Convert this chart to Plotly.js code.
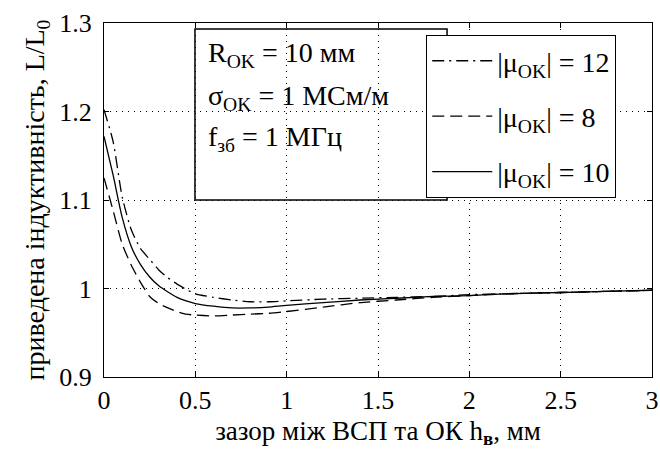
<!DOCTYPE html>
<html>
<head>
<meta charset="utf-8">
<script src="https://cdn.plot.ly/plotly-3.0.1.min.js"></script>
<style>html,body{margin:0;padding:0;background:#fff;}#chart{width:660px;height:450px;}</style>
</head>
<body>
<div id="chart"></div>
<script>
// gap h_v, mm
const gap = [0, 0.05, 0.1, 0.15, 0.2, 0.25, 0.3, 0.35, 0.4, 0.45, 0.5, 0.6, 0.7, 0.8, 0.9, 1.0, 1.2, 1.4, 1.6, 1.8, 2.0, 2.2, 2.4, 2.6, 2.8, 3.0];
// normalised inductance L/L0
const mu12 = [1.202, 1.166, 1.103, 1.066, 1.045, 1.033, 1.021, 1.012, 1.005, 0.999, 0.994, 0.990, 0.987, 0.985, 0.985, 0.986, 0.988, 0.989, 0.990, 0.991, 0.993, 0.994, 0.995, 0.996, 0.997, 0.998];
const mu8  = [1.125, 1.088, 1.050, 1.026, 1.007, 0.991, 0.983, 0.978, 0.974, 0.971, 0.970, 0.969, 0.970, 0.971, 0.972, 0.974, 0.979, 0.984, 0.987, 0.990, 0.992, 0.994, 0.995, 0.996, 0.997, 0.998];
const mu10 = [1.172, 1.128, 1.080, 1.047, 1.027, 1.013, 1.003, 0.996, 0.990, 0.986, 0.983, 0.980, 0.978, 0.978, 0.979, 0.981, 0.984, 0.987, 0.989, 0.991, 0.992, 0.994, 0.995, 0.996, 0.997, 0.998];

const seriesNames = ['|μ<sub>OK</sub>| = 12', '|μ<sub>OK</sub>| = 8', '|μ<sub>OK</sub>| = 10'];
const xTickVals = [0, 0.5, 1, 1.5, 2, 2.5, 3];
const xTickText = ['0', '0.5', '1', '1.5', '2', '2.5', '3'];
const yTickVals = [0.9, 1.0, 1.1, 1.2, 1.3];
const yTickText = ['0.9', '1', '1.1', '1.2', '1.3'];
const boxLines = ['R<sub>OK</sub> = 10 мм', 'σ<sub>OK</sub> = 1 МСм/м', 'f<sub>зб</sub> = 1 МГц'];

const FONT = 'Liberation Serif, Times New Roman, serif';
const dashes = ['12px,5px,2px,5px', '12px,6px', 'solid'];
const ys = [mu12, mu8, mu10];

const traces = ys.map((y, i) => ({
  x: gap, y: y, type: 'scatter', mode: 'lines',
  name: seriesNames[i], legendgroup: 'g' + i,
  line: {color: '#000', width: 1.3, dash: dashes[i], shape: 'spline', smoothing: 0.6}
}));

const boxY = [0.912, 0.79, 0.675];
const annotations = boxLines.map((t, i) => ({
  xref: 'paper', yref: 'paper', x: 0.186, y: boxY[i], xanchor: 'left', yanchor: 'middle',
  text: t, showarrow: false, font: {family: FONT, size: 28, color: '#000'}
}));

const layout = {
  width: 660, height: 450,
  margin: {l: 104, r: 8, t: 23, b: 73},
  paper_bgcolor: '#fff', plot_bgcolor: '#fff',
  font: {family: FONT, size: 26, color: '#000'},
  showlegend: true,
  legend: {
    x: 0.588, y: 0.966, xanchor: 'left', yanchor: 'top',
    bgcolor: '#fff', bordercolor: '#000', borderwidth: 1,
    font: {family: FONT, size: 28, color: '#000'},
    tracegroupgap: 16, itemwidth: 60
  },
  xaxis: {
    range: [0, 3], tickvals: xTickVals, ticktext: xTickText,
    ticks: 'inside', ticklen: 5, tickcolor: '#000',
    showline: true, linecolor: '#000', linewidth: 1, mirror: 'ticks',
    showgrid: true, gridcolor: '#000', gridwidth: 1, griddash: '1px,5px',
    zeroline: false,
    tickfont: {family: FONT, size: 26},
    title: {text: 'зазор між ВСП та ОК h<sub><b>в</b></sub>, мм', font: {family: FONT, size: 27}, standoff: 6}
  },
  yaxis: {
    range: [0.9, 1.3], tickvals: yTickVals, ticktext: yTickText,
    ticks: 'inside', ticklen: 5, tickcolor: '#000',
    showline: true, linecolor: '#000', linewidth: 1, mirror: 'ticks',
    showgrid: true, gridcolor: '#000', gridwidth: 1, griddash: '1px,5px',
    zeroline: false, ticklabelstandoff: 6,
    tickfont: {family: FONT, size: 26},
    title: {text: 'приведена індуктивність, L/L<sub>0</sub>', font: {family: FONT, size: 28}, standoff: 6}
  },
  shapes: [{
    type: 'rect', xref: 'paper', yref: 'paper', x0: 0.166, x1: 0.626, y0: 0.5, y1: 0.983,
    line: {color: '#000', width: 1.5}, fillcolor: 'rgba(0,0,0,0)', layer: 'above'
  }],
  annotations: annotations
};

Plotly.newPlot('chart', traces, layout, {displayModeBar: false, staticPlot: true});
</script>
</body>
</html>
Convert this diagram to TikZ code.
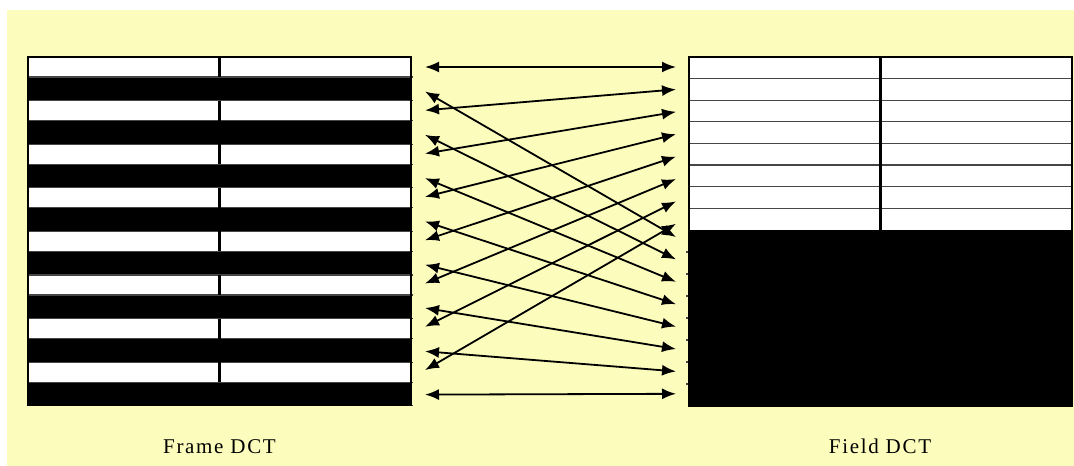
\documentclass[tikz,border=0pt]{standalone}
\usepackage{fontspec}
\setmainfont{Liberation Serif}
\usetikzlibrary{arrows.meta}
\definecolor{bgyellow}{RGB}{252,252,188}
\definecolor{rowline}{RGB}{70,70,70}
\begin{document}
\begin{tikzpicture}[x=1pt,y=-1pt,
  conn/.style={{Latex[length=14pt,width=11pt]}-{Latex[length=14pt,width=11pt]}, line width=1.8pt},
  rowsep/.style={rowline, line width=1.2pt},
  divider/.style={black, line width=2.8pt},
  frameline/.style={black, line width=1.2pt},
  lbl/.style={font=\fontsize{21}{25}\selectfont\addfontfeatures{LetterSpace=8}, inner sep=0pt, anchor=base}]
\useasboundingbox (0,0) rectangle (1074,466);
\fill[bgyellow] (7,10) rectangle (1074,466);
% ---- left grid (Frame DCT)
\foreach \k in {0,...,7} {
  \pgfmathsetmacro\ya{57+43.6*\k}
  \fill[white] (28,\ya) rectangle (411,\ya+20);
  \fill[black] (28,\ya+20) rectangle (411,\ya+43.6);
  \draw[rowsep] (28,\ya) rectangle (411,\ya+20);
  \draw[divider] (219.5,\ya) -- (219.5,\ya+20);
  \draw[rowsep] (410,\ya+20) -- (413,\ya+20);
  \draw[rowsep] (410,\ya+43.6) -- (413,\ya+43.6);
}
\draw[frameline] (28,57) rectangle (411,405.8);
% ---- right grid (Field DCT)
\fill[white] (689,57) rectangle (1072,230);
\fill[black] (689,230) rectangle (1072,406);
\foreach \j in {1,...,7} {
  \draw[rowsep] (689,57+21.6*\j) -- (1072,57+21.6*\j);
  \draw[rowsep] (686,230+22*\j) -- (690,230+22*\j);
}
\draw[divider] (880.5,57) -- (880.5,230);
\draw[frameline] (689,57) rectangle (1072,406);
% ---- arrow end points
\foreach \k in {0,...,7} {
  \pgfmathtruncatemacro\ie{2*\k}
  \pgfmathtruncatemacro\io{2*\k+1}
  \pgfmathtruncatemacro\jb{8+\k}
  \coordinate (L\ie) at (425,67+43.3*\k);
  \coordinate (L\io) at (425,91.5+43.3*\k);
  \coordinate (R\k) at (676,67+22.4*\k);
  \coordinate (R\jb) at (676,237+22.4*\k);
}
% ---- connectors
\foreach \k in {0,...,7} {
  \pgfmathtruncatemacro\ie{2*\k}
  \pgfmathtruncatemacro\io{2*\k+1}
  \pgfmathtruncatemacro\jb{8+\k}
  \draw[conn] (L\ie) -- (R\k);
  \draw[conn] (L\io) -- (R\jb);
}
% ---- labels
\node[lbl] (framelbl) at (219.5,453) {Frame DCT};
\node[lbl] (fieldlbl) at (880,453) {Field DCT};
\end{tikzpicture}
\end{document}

--

- **EXERCISE TASK**
Repeat the lines from where the entries begin to the line with "0.991, 0.992, 0.994, 0.995, 0.996, 0.997, 0.998];", both included. Any picture is left out.

- **FINISHED ANSWER**
Convert this chart to Plotly.js code.
<!DOCTYPE html>
<html>
<head>
<meta charset="utf-8">
<script src="https://cdn.plot.ly/plotly-3.0.1.min.js"></script>
<style>html,body{margin:0;padding:0;background:#fff;}#chart{width:660px;height:450px;}</style>
</head>
<body>
<div id="chart"></div>
<script>
// gap h_v, mm
const gap = [0, 0.05, 0.1, 0.15, 0.2, 0.25, 0.3, 0.35, 0.4, 0.45, 0.5, 0.6, 0.7, 0.8, 0.9, 1.0, 1.2, 1.4, 1.6, 1.8, 2.0, 2.2, 2.4, 2.6, 2.8, 3.0];
// normalised inductance L/L0
const mu12 = [1.202, 1.166, 1.103, 1.066, 1.045, 1.033, 1.021, 1.012, 1.005, 0.999, 0.994, 0.990, 0.987, 0.985, 0.985, 0.986, 0.988, 0.989, 0.990, 0.991, 0.993, 0.994, 0.995, 0.996, 0.997, 0.998];
const mu8  = [1.125, 1.088, 1.050, 1.026, 1.007, 0.991, 0.983, 0.978, 0.974, 0.971, 0.970, 0.969, 0.970, 0.971, 0.972, 0.974, 0.979, 0.984, 0.987, 0.990, 0.992, 0.994, 0.995, 0.996, 0.997, 0.998];
const mu10 = [1.172, 1.128, 1.080, 1.047, 1.027, 1.013, 1.003, 0.996, 0.990, 0.986, 0.983, 0.980, 0.978, 0.978, 0.979, 0.981, 0.984, 0.987, 0.989, 0.991, 0.992, 0.994, 0.995, 0.996, 0.997, 0.998];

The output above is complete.